Even if you're happy with fixed-size buffers, the way fgets(3) leaves the trailing newline in the buffer must annoy you. Especially given the asymmetry with fputs(3), and the lack of anything like Perl's "chomp". Close your eyes and tell me that just thinking about fgets(3) doesn't bring to mind the obligatory next line that overwrites the '\n' with a '\0'! And didn't it break your C-programming heart that you had to pay for the strlen(3)? I wince even now.

This is what happens, Larry, when you don't offer improved APIs (let alone deprecate bad ones).

I know we don't use gets(3) any more, but it's a real textbook example of convenience triumphing over quality. "Let's get rid of the FILE* parameter, because we encourage that to be stdin anyway, and while we're at it, let's get rid of the buffer length — even though we've no idea how large the buffer is, or how long the line is that we're about to copy into said buffer." Surely even in the 1970s, that sounded like a bug rather than a feature.

But hey, at least gets(3) chomped the trailing newline for you.
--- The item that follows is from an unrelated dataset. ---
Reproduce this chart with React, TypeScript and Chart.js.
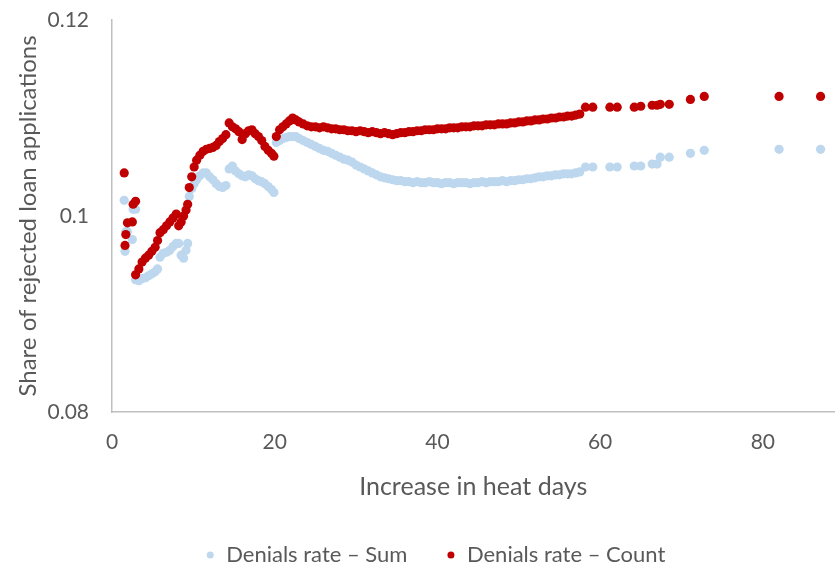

Why can't most people even name a stdio competitor?
The final sentence of APUE's chapter 5 – "Be aware of the buffering that takes place with this library, as this is the area that generates the most problems and confusion" – is almost funny. About the only thing the "FILE*" part of stdio got convincingly right was that the arguments to fopen(3) were simpler and more memorable than open(2), and not having an equivalent of creat(2) is less confusing than having the pair. I also think fopen(3) specifically helped distance stdio from Unix modes and flags and file descriptors, which was convenient for the small non-Unix machines of the 1980s. It meant a whole generation of us grew up with stdio but without the originally underlying layer. That and stdio's ubiquity across non-Unix platforms via the standard C library left stdio unassailable.

The immortal printf(3) family probably helped stdio too, but I'm not complaining about them. There's a (good) reason why they get emulated in every language's library, sooner or later. Some languages' versions even address most of the problems of the originals, while retaining the advantages.